Written instruction:
Reproduce the listing below exactly, beginning with its first line and ending with the line that holds "const refLineX = [53, 100];"; pictures are not part of the copy.

Provided material:
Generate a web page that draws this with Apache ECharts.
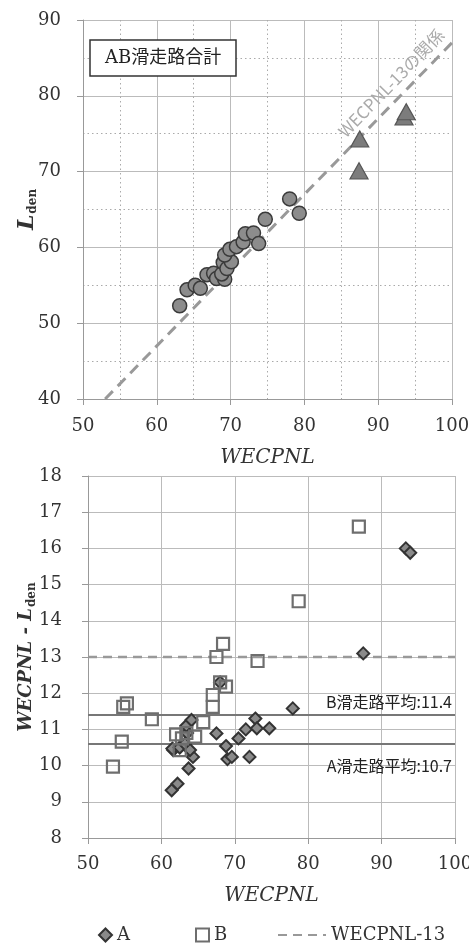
<!DOCTYPE html>
<html><head><meta charset="utf-8">
<script src="https://cdn.jsdelivr.net/npm/echarts@6/dist/echarts.min.js"></script>
<style>html,body{margin:0;padding:0;background:#fff}#c{width:469px;height:944px}</style>
</head><body><div id="c"></div>
<script>
// ---- data ----
const xTicks = [50, 60, 70, 80, 90, 100];
const topYTicks = [40, 50, 60, 70, 80, 90];
const bottomYTicks = [8, 9, 10, 11, 12, 13, 14, 15, 16, 17, 18];

// top chart: WECPNL vs Lden
const totalCircles = [[63.1,52.3],[64.1,54.4],[65.2,55.0],[65.9,54.6],[66.8,56.4],[67.7,56.6],[68.1,55.9],[69.2,55.8],[68.8,56.5],[69.0,58.0],[69.5,57.2],[70.1,58.1],[69.2,59.0],[69.9,59.75],[70.8,60.1],[71.7,60.7],[72.0,61.8],[73.1,61.9],[73.8,60.5],[74.7,63.7],[78.0,66.4],[79.3,64.5]];
const totalTriangles = [[87.4,70.1],[87.5,74.3],[93.5,77.2],[93.8,77.9]];
const refOffset = 13;
const refLineX = [53, 100];

// bottom chart: WECPNL vs WECPNL - Lden
const runwayA = [[61.4,9.32],[62.2,9.5],[63.7,9.92],[64.3,10.24],[61.6,10.43],[61.5,10.47],[62.5,10.5],[63.2,10.6],[63.9,10.43],[63.5,10.9],[63.4,11.1],[64.1,11.26],[67.5,10.89],[68.8,10.54],[69.0,10.18],[69.6,10.24],[70.5,10.75],[71.5,11.0],[72.0,10.24],[72.8,11.3],[73.0,11.03],[74.7,11.03],[77.9,11.58],[68.0,12.3],[87.5,13.1],[93.3,16.0],[93.9,15.88]];
const runwayB = [[53.4,9.97],[54.6,10.66],[54.8,11.62],[55.3,11.72],[58.7,11.28],[62.0,10.86],[62.5,10.43],[62.8,10.75],[63.4,10.9],[64.6,10.8],[65.7,11.2],[67.0,11.62],[67.0,11.95],[68.0,12.3],[68.8,12.18],[67.5,13.0],[68.4,13.36],[73.1,12.89],[78.7,14.54],[86.9,16.6]];
const refLevel = 13;
const avgALine = 10.6, avgALabel = '10.7';
const avgBLine = 11.4, avgBLabel = '11.4';

// ---- styling ----
const SERIF = "'DejaVu Serif', serif";
const JP = "'Noto Sans CJK JP', sans-serif";
const TXT = '#333';

function xAxis(gridIndex, margin, nameGap, minor) {
  return {
    type: 'value', gridIndex, min: xTicks[0], max: xTicks[xTicks.length - 1], interval: 10,
    axisLine: {show: true, onZero: false, lineStyle: {color: '#999', width: 1}},
    axisTick: {show: true, inside: false, length: 6, lineStyle: {color: '#999'}},
    axisLabel: {margin, fontFamily: SERIF, fontSize: 18, color: TXT},
    splitLine: {show: true, lineStyle: {color: '#bbb', width: 1}},
    minorTick: {show: minor, splitNumber: 2, length: 0, lineStyle: {color: 'rgba(0,0,0,0)', width: 0}},
    minorSplitLine: {show: minor, lineStyle: {color: '#aaa', type: [1.5, 3], width: 1}},
    name: 'WECPNL', nameLocation: 'middle', nameGap, nameMoveOverlap: false,
    nameTextStyle: {fontFamily: SERIF, fontStyle: 'italic', fontSize: 20, color: TXT}
  };
}
function yAxis(gridIndex, ticks, margin, nameGap, minor, name, bigSize) {
  return {
    type: 'value', gridIndex, min: ticks[0], max: ticks[ticks.length - 1], interval: ticks[1] - ticks[0],
    axisLine: {show: true, onZero: false, lineStyle: {color: '#999', width: 1}},
    axisTick: {show: true, inside: false, length: 6, lineStyle: {color: '#999'}},
    axisLabel: {margin, fontFamily: SERIF, fontSize: 18, color: TXT},
    splitLine: {show: true, lineStyle: {color: '#bbb', width: 1}},
    minorTick: {show: minor, splitNumber: 2, length: 0, lineStyle: {color: 'rgba(0,0,0,0)', width: 0}},
    minorSplitLine: {show: minor, lineStyle: {color: '#aaa', type: [1.5, 3], width: 1}},
    name, nameLocation: 'middle', nameGap, nameRotate: 90, nameMoveOverlap: false,
    nameTextStyle: {
      rich: {
        l: {fontFamily: SERIF, fontStyle: 'italic', fontWeight: 'bold', fontSize: bigSize, color: TXT, verticalAlign: 'top', lineHeight: bigSize + 2},
        s: {fontFamily: SERIF, fontWeight: 'bold', fontSize: 12, color: TXT, verticalAlign: 'top', padding: [bigSize * 0.5, 0, 0, 1]}
      }
    }
  };
}

const chart = echarts.init(document.getElementById('c'), null, {renderer: 'canvas'});
chart.setOption({
  animation: false,
  backgroundColor: '#fff',
  title: {
    text: 'AB滑走路合計', left: 90, top: 40, padding: [8, 15],
    borderColor: '#333', borderWidth: 1.5, backgroundColor: '#fff',
    textStyle: {fontFamily: "'DejaVu Serif','Noto Sans CJK JP',serif", fontSize: 18, fontWeight: 'normal', color: '#222', lineHeight: 20}
  },
  grid: [
    {left: 83, top: 20, width: 369, height: 379, containLabel: false, outerBoundsMode: 'none'},
    {left: 88, top: 476, width: 367, height: 362, containLabel: false, outerBoundsMode: 'none'}
  ],
  xAxis: [xAxis(0, 18, 49, true), xAxis(1, 17, 48, false)],
  yAxis: [
    yAxis(0, topYTicks, 22, 43, true, '{l|L}{s|den}', 22),
    yAxis(1, bottomYTicks, 26, 50, false, '{l|WECPNL - L}{s|den}', 18)
  ],
  legend: [
    {data: [{name: 'A', icon: 'diamond'}], left: 93, top: 921, itemWidth: 13, itemHeight: 13, itemTextGap: 20, selectedMode: false,
      textStyle: {fontFamily: SERIF, fontSize: 18, color: TXT}},
    {data: [{name: 'B', icon: 'rect'}], left: 190, top: 921, itemWidth: 13, itemHeight: 13, itemTextGap: 21, selectedMode: false,
      textStyle: {fontFamily: SERIF, fontSize: 18, color: TXT}},
    {data: ['WECPNL-13'], left: 272, top: 921, itemWidth: 48, itemHeight: 13, itemTextGap: 3, selectedMode: false,
      itemStyle: {color: 'rgba(0,0,0,0)', borderColor: 'rgba(0,0,0,0)', borderWidth: 0},
      textStyle: {fontFamily: SERIF, fontSize: 18, color: TXT}}
  ],
  series: [
    {
      name: 'ref', type: 'line', xAxisIndex: 0, yAxisIndex: 0, z: 1,
      data: refLineX.map(x => [x, x - refOffset]),
      symbol: 'none', silent: true,
      lineStyle: {color: '#999', width: 3, type: [11, 7]},
      markLine: {
        silent: true, symbol: 'none', lineStyle: {color: 'rgba(0,0,0,0)', width: 1},
        data: [[{coord: [refLineX[0], refLineX[0] - refOffset]}, {coord: [refLineX[1], refLineX[1] - refOffset]}]],
        label: {show: true, position: 'insideEndTop', formatter: 'WECPNL-13の関係', fontFamily: JP, fontSize: 17, color: '#aaa', distance: [0, 7]}
      }
    },
    {
      name: 'circles', type: 'scatter', xAxisIndex: 0, yAxisIndex: 0, z: 3,
      data: totalCircles, symbol: 'circle', symbolSize: 14,
      itemStyle: {color: '#8c8c8c', borderColor: '#3a3a3a', borderWidth: 1.5, opacity: 1}
    },
    {
      name: 'triangles', type: 'scatter', xAxisIndex: 0, yAxisIndex: 0, z: 3,
      data: totalTriangles, symbol: 'triangle', symbolSize: [18, 16],
      itemStyle: {color: '#7c7c7c', borderColor: '#555', borderWidth: 1.2, opacity: 1}
    },
    {
      name: 'WECPNL-13', type: 'line', xAxisIndex: 1, yAxisIndex: 1, z: 1,
      data: [[xTicks[0], refLevel], [xTicks[xTicks.length - 1], refLevel]],
      symbol: 'none', silent: true,
      itemStyle: {color: '#999'},
      lineStyle: {color: '#999', width: 2.5, type: [9, 6]}
    },
    {
      name: 'A', type: 'scatter', xAxisIndex: 1, yAxisIndex: 1, z: 3,
      data: runwayA, symbol: 'diamond', symbolSize: 12,
      itemStyle: {color: '#8a8a8a', borderColor: '#333', borderWidth: 2, opacity: 1},
      markLine: {
        silent: true, symbol: 'none', z: 1,
        lineStyle: {color: '#777', width: 2, type: 'solid'},
        data: [{yAxis: avgALine}],
        label: {show: true, position: 'insideEndBottom', formatter: 'A滑走路平均:' + avgALabel, fontFamily: JP, fontSize: 16, color: '#222', distance: [3, 14]}
      }
    },
    {
      name: 'B', type: 'scatter', xAxisIndex: 1, yAxisIndex: 1, z: 3,
      data: runwayB, symbol: 'rect', symbolSize: 12,
      itemStyle: {color: 'rgba(255,255,255,0)', borderColor: '#6e6e6e', borderWidth: 2.2, opacity: 1},
      markLine: {
        silent: true, symbol: 'none', z: 1,
        lineStyle: {color: '#777', width: 2, type: 'solid'},
        data: [{yAxis: avgBLine}],
        label: {show: true, position: 'insideEndTop', formatter: 'B滑走路平均:' + avgBLabel, fontFamily: JP, fontSize: 16, color: '#222', distance: [3, 5]}
      }
    }
  ]
});
</script>
</body></html>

Finished answer:
Generate a web page that draws this with Apache ECharts.
<!DOCTYPE html>
<html><head><meta charset="utf-8">
<script src="https://cdn.jsdelivr.net/npm/echarts@6/dist/echarts.min.js"></script>
<style>html,body{margin:0;padding:0;background:#fff}#c{width:469px;height:944px}</style>
</head><body><div id="c"></div>
<script>
// ---- data ----
const xTicks = [50, 60, 70, 80, 90, 100];
const topYTicks = [40, 50, 60, 70, 80, 90];
const bottomYTicks = [8, 9, 10, 11, 12, 13, 14, 15, 16, 17, 18];

// top chart: WECPNL vs Lden
const totalCircles = [[63.1,52.3],[64.1,54.4],[65.2,55.0],[65.9,54.6],[66.8,56.4],[67.7,56.6],[68.1,55.9],[69.2,55.8],[68.8,56.5],[69.0,58.0],[69.5,57.2],[70.1,58.1],[69.2,59.0],[69.9,59.75],[70.8,60.1],[71.7,60.7],[72.0,61.8],[73.1,61.9],[73.8,60.5],[74.7,63.7],[78.0,66.4],[79.3,64.5]];
const totalTriangles = [[87.4,70.1],[87.5,74.3],[93.5,77.2],[93.8,77.9]];
const refOffset = 13;
const refLineX = [53, 100];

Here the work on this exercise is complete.